# STATED PROBLEM:
Write out the material exactly, without any of its pictures.

# PROVIDED DATA:
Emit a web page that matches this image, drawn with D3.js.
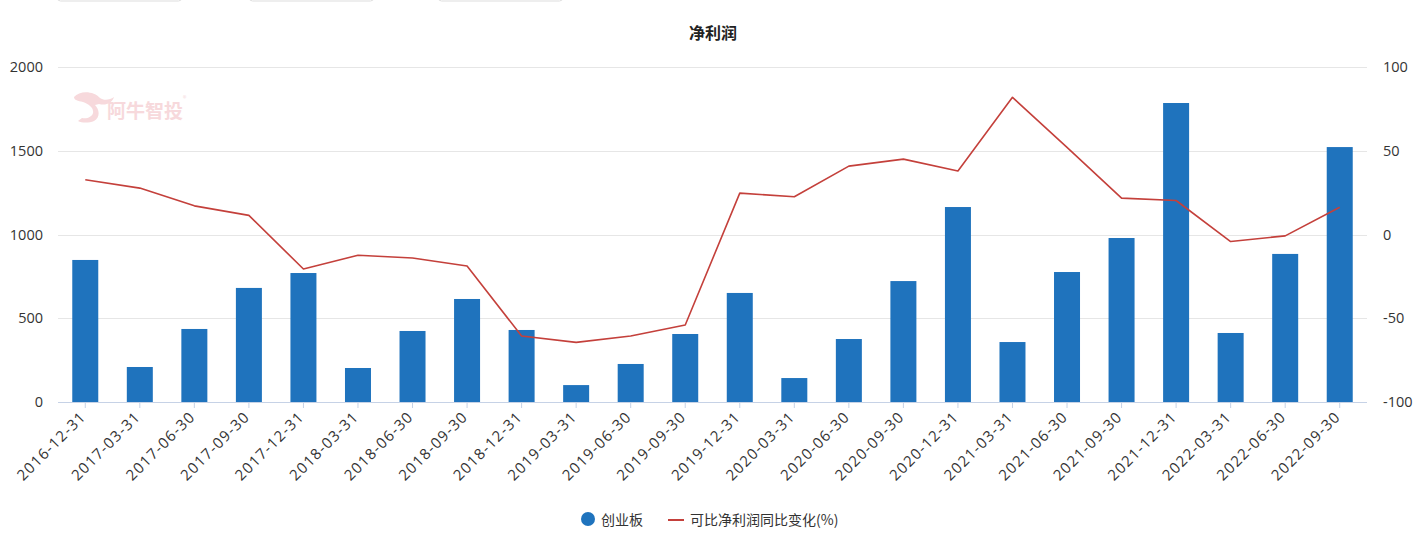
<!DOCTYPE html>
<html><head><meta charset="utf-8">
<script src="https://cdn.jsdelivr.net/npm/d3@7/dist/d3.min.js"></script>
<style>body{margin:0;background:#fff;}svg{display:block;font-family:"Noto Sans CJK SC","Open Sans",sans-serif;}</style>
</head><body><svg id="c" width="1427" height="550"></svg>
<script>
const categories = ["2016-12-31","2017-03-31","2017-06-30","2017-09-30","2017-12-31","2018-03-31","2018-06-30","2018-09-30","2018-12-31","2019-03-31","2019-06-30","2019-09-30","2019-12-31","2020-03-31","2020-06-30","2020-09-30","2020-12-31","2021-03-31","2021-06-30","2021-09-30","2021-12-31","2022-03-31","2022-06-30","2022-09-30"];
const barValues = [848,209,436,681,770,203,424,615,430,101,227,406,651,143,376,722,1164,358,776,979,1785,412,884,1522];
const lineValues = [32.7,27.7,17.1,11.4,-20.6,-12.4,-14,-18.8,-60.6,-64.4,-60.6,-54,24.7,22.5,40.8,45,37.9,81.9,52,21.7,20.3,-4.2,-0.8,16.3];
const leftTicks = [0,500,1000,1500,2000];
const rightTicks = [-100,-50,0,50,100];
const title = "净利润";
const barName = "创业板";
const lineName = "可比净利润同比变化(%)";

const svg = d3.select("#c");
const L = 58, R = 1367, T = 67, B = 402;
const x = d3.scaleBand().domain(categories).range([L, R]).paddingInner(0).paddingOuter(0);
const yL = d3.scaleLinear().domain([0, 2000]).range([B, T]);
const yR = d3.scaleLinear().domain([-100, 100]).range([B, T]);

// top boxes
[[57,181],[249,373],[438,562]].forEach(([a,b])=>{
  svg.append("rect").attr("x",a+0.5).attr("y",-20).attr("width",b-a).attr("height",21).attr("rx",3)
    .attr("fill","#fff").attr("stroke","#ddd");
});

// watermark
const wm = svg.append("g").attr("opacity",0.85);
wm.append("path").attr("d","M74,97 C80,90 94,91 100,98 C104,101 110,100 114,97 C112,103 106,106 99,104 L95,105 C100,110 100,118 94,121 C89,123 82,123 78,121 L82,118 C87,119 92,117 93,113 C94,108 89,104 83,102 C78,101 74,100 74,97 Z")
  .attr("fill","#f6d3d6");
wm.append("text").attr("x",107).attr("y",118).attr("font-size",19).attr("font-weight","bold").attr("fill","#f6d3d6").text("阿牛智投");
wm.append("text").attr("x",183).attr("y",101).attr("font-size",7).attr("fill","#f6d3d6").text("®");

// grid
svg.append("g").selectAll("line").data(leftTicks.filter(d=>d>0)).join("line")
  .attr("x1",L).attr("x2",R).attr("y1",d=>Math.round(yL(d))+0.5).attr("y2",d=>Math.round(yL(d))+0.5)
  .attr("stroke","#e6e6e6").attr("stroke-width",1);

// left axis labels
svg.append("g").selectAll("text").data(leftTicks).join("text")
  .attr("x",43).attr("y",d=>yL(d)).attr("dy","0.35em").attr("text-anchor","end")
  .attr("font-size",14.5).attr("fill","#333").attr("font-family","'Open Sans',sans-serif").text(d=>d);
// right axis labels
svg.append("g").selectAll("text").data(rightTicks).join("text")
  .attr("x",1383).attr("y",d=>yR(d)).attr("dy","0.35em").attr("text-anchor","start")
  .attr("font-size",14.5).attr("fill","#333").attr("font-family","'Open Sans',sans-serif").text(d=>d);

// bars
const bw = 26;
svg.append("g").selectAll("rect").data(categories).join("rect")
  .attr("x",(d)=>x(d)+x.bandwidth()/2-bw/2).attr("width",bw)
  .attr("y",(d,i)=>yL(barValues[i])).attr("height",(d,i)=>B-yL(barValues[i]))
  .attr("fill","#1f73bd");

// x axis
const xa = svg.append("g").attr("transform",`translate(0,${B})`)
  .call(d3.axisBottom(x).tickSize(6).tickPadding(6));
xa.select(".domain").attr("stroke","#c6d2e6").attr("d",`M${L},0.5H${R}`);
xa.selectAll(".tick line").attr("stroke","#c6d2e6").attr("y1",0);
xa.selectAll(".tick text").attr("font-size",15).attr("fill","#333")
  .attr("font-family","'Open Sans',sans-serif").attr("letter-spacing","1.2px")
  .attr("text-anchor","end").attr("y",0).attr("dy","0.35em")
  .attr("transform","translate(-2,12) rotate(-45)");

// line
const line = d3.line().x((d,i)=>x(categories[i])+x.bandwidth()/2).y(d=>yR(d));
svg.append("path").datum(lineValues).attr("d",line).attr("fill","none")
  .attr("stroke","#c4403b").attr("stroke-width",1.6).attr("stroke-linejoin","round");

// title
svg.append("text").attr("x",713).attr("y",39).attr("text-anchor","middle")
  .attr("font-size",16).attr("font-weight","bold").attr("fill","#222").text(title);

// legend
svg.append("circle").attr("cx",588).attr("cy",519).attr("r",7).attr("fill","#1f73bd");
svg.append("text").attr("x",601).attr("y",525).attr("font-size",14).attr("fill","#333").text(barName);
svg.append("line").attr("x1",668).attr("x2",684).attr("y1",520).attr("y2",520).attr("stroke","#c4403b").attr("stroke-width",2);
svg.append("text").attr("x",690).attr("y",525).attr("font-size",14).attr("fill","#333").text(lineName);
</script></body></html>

# RESULT OF THIS EXERCISE:
Emit a web page that matches this image, drawn with D3.js.
<!DOCTYPE html>
<html><head><meta charset="utf-8">
<script src="https://cdn.jsdelivr.net/npm/d3@7/dist/d3.min.js"></script>
<style>body{margin:0;background:#fff;}svg{display:block;font-family:"Noto Sans CJK SC","Open Sans",sans-serif;}</style>
</head><body><svg id="c" width="1427" height="550"></svg>
<script>
const categories = ["2016-12-31","2017-03-31","2017-06-30","2017-09-30","2017-12-31","2018-03-31","2018-06-30","2018-09-30","2018-12-31","2019-03-31","2019-06-30","2019-09-30","2019-12-31","2020-03-31","2020-06-30","2020-09-30","2020-12-31","2021-03-31","2021-06-30","2021-09-30","2021-12-31","2022-03-31","2022-06-30","2022-09-30"];
const barValues = [848,209,436,681,770,203,424,615,430,101,227,406,651,143,376,722,1164,358,776,979,1785,412,884,1522];
const lineValues = [32.7,27.7,17.1,11.4,-20.6,-12.4,-14,-18.8,-60.6,-64.4,-60.6,-54,24.7,22.5,40.8,45,37.9,81.9,52,21.7,20.3,-4.2,-0.8,16.3];
const leftTicks = [0,500,1000,1500,2000];
const rightTicks = [-100,-50,0,50,100];
const title = "净利润";
const barName = "创业板";
const lineName = "可比净利润同比变化(%)";

const svg = d3.select("#c");
const L = 58, R = 1367, T = 67, B = 402;
const x = d3.scaleBand().domain(categories).range([L, R]).paddingInner(0).paddingOuter(0);
const yL = d3.scaleLinear().domain([0, 2000]).range([B, T]);
const yR = d3.scaleLinear().domain([-100, 100]).range([B, T]);

// top boxes
[[57,181],[249,373],[438,562]].forEach(([a,b])=>{
  svg.append("rect").attr("x",a+0.5).attr("y",-20).attr("width",b-a).attr("height",21).attr("rx",3)
    .attr("fill","#fff").attr("stroke","#ddd");
});

// watermark
const wm = svg.append("g").attr("opacity",0.85);
wm.append("path").attr("d","M74,97 C80,90 94,91 100,98 C104,101 110,100 114,97 C112,103 106,106 99,104 L95,105 C100,110 100,118 94,121 C89,123 82,123 78,121 L82,118 C87,119 92,117 93,113 C94,108 89,104 83,102 C78,101 74,100 74,97 Z")
  .attr("fill","#f6d3d6");
wm.append("text").attr("x",107).attr("y",118).attr("font-size",19).attr("font-weight","bold").attr("fill","#f6d3d6").text("阿牛智投");
wm.append("text").attr("x",183).attr("y",101).attr("font-size",7).attr("fill","#f6d3d6").text("®");

// grid
svg.append("g").selectAll("line").data(leftTicks.filter(d=>d>0)).join("line")
  .attr("x1",L).attr("x2",R).attr("y1",d=>Math.round(yL(d))+0.5).attr("y2",d=>Math.round(yL(d))+0.5)
  .attr("stroke","#e6e6e6").attr("stroke-width",1);

// left axis labels
svg.append("g").selectAll("text").data(leftTicks).join("text")
  .attr("x",43).attr("y",d=>yL(d)).attr("dy","0.35em").attr("text-anchor","end")
  .attr("font-size",14.5).attr("fill","#333").attr("font-family","'Open Sans',sans-serif").text(d=>d);
// right axis labels
svg.append("g").selectAll("text").data(rightTicks).join("text")
  .attr("x",1383).attr("y",d=>yR(d)).attr("dy","0.35em").attr("text-anchor","start")
  .attr("font-size",14.5).attr("fill","#333").attr("font-family","'Open Sans',sans-serif").text(d=>d);

// bars
const bw = 26;
svg.append("g").selectAll("rect").data(categories).join("rect")
  .attr("x",(d)=>x(d)+x.bandwidth()/2-bw/2).attr("width",bw)
  .attr("y",(d,i)=>yL(barValues[i])).attr("height",(d,i)=>B-yL(barValues[i]))
  .attr("fill","#1f73bd");

// x axis
const xa = svg.append("g").attr("transform",`translate(0,${B})`)
  .call(d3.axisBottom(x).tickSize(6).tickPadding(6));
xa.select(".domain").attr("stroke","#c6d2e6").attr("d",`M${L},0.5H${R}`);
xa.selectAll(".tick line").attr("stroke","#c6d2e6").attr("y1",0);
xa.selectAll(".tick text").attr("font-size",15).attr("fill","#333")
  .attr("font-family","'Open Sans',sans-serif").attr("letter-spacing","1.2px")
  .attr("text-anchor","end").attr("y",0).attr("dy","0.35em")
  .attr("transform","translate(-2,12) rotate(-45)");

// line
const line = d3.line().x((d,i)=>x(categories[i])+x.bandwidth()/2).y(d=>yR(d));
svg.append("path").datum(lineValues).attr("d",line).attr("fill","none")
  .attr("stroke","#c4403b").attr("stroke-width",1.6).attr("stroke-linejoin","round");

// title
svg.append("text").attr("x",713).attr("y",39).attr("text-anchor","middle")
  .attr("font-size",16).attr("font-weight","bold").attr("fill","#222").text(title);

// legend
svg.append("circle").attr("cx",588).attr("cy",519).attr("r",7).attr("fill","#1f73bd");
svg.append("text").attr("x",601).attr("y",525).attr("font-size",14).attr("fill","#333").text(barName);
svg.append("line").attr("x1",668).attr("x2",684).attr("y1",520).attr("y2",520).attr("stroke","#c4403b").attr("stroke-width",2);
svg.append("text").attr("x",690).attr("y",525).attr("font-size",14).attr("fill","#333").text(lineName);
</script></body></html>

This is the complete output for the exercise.